- **What the exercise asks**:
State how many lines of the entries hold the string "this", and output nothing but that count.

- **Records contained in a dataset**:
- - -

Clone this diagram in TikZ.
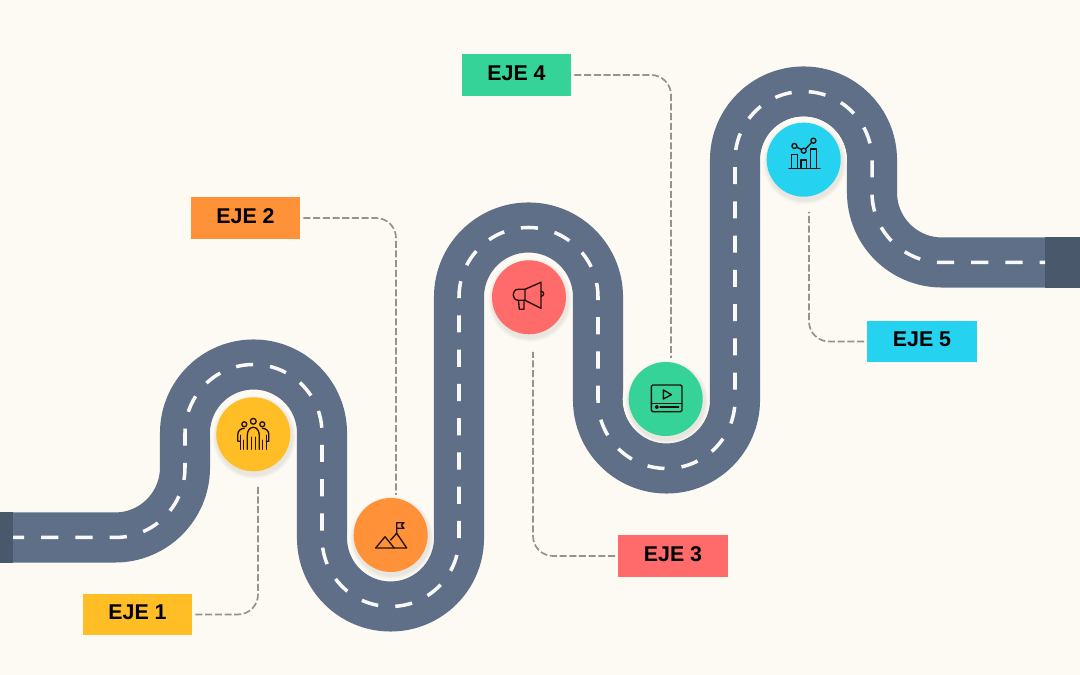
\documentclass[tikz,border=0pt]{standalone}
\usepackage{fontspec}
\setmainfont{Liberation Sans}
\definecolor{paper}{HTML}{FDF9F3}
\definecolor{asphalt}{HTML}{5F6F87}
\definecolor{roadend}{HTML}{4A586C}
\definecolor{leadergray}{HTML}{959391}
\definecolor{inkdark}{HTML}{241008}
\definecolor{ejeyellow}{HTML}{FFBD26}
\definecolor{ejeorange}{HTML}{FF9239}
\definecolor{ejered}{HTML}{FF6B6B}
\definecolor{ejegreen}{HTML}{36D399}
\definecolor{ejecyan}{HTML}{25D3F0}
\tikzset{
  stopdot/.style={circle,minimum size=1.85cm,inner sep=0pt},
  ejebox/.style={minimum width=2.74cm,minimum height=1.03cm,inner sep=0pt,text=black,text depth=2.8pt,font=\fontsize{15.2}{17}\selectfont\bfseries},
  leader/.style={draw=leadergray,line width=1.2pt,dash pattern=on 5pt off 1.9pt,rounded corners=0.5cm,shorten <=2pt},
  icon/.style={draw=inkdark,line width=0.95pt,line cap=round,line join=round}
}
\def\roadpath{(0,137.5) -- (115,137.5) arc[start angle=270,end angle=360,radius=70] -- (185,242) arc[start angle=180,end angle=0,radius=68.5] -- (322,137) arc[start angle=180,end angle=360,radius=68.5] -- (459,378) arc[start angle=180,end angle=0,radius=69.5] -- (598,275) arc[start angle=180,end angle=360,radius=68.5] -- (735,515) arc[start angle=180,end angle=0,radius=68.5] -- (872,482.5) arc[start angle=180,end angle=270,radius=70] -- (1080,412.5)}
\begin{document}
\begin{tikzpicture}[x=0.025cm,y=0.025cm]
\fill[paper] (0,0) rectangle (1080,675);
\useasboundingbox (0,0) rectangle (1080,675);
% road
\draw[asphalt,line width=35.6pt] \roadpath;
\fill[roadend] (0,112) rectangle (13,162.5);
\fill[roadend] (1045,387) rectangle (1080,438);
\begin{scope}
\clip (13,0) rectangle (1045,675);
\draw[white!96!asphalt,line width=2.5pt,dash pattern=on 12.18pt off 12.18pt,dash phase=19.4pt] \roadpath;
\end{scope}
% rings and soft shadows
\foreach \cx/\cy in {253.3/240.7,390.7/140,529/377.7,665.7/276,803.7/515.3} {
  \fill[paper] (\cx,\cy) circle (43);
  \foreach \rr in {41.5,40.5,39.5,38.5} {
    \fill[black,opacity=0.018] (\cx+1,\cy-3) circle (\rr);
  }
}
% stops
\node[stopdot,fill=ejeyellow] (stop1) at (253.3,240.7) {};
\node[stopdot,fill=ejeorange] (stop2) at (390.7,140) {};
\node[stopdot,fill=ejered] (stop3) at (529,377.7) {};
\node[stopdot,fill=ejegreen] (stop4) at (665.7,276) {};
\node[stopdot,fill=ejecyan] (stop5) at (803.7,515.3) {};
% labels
\node[ejebox,fill=ejeyellow] (eje1) at (137.5,60.5) {EJE 1};
\node[ejebox,fill=ejeorange] (eje2) at (245.5,457) {EJE 2};
\node[ejebox,fill=ejered] (eje3) at (673,119) {EJE 3};
\node[ejebox,fill=ejegreen] (eje4) at (516.5,600) {EJE 4};
\node[ejebox,fill=ejecyan] (eje5) at (922,333.5) {EJE 5};
% leaders
\coordinate (end1) at (258,188);
\coordinate (end2) at (396,180);
\coordinate (end3) at (533,323);
\coordinate (end4) at (671,317);
\coordinate (end5) at (809,463);
\draw[leader] (eje1) -| (end1);
\draw[leader] (eje2) -| (end2);
\draw[leader] (eje3) -| (end3);
\draw[leader] (eje4) -| (end4);
\draw[leader] (eje5) -| (end5);
% people
\begin{scope}[shift={(stop1)}]
\draw[icon] (0,13) circle (2.9);
\draw[icon] (-9,10) circle (2.5);
\draw[icon] (9,10) circle (2.5);
\draw[icon] (-6,-15) -- (-6,-1) to[out=90,in=180] (0,7) to[out=0,in=90] (6,-1) -- (6,-15);
\draw[icon] (-2,-15) -- (-2,-3);
\draw[icon] (2,-15) -- (2,-3);
\draw[icon] (-9,6) to[out=180,in=90] (-15.5,0) -- (-15.5,-7) -- (-13,-7);
\draw[icon] (9,6) to[out=0,in=90] (15.5,0) -- (15.5,-7) -- (13,-7);
\draw[icon] (-13,-15) -- (-13,-1);
\draw[icon] (13,-15) -- (13,-1);
\draw[icon] (-9.5,-15) -- (-9.5,-6);
\draw[icon] (9.5,-15) -- (9.5,-6);
\end{scope}
% mountains
\begin{scope}[shift={(stop2)}]
\draw[icon] (-15,-13) -- (16,-13) -- (6,1.7) -- (0,-5);
\draw[icon] (-15,-13) -- (-5.7,-1.7) -- (3.5,-13);
\draw[icon] (6,1.7) -- (6,12.3) -- (13.3,12.3) -- (10.6,9.7) -- (13.3,6.7) -- (6,6.7);
\end{scope}
% megaphone
\begin{scope}[shift={(stop3)}]
\draw[icon] (-4,8) -- (12,15) -- (12,-11) -- (-4,-3) -- cycle;
\draw[icon] (-4,8) -- (-10.7,8) to[out=180,in=180,looseness=1.6] (-10.7,-3) -- (-4,-3);
\draw[icon] (-10.5,-3) -- (-9.7,-12) -- (-5,-12) -- (-5,-3);
\draw[icon] (12,6) to[out=0,in=0,looseness=1.8] (12,1);
\end{scope}
% video
\begin{scope}[shift={(stop4)}]
\draw[icon,rounded corners=1pt] (-14.3,14) rectangle (16.3,-12.7);
\draw[icon] (-14.3,-4.3) -- (16.3,-4.3);
\draw[icon] (-2.3,9) -- (5.7,4.3) -- (-2.3,0) -- cycle;
\draw[icon] (-9,-8) circle (1.4);
\draw[icon] (-5.7,-8) -- (13,-8);
\end{scope}
% chart
\begin{scope}[shift={(stop5)}]
\draw[icon] (-14.7,-8.7) -- (16.3,-8.7);
\draw[icon] (-12.3,-8.7) rectangle (-6.3,5.3);
\draw[icon] (-2.7,-8.7) rectangle (3,-0.3);
\draw[icon] (7,-8.7) rectangle (13,10.7);
\draw[icon] (-9.3,13.7) circle (2.5);
\draw[icon] (0,9) circle (2.5);
\draw[icon] (9.7,19) circle (2.5);
\draw[icon] (-7,12.5) -- (-2.2,10.2);
\draw[icon] (1.8,10.8) -- (8,17.2);
\end{scope}
\end{tikzpicture}
\end{document}
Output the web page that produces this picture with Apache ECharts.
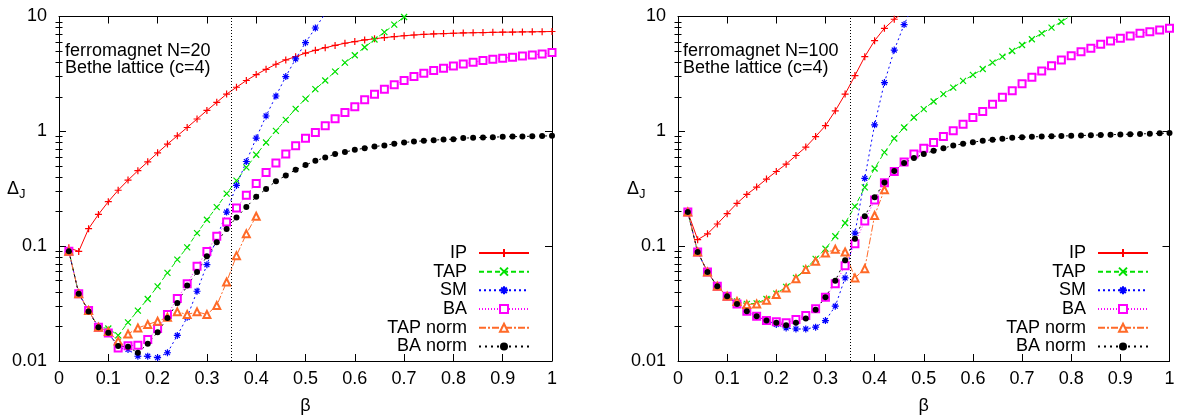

- - -

- **Response to the exercise**:
2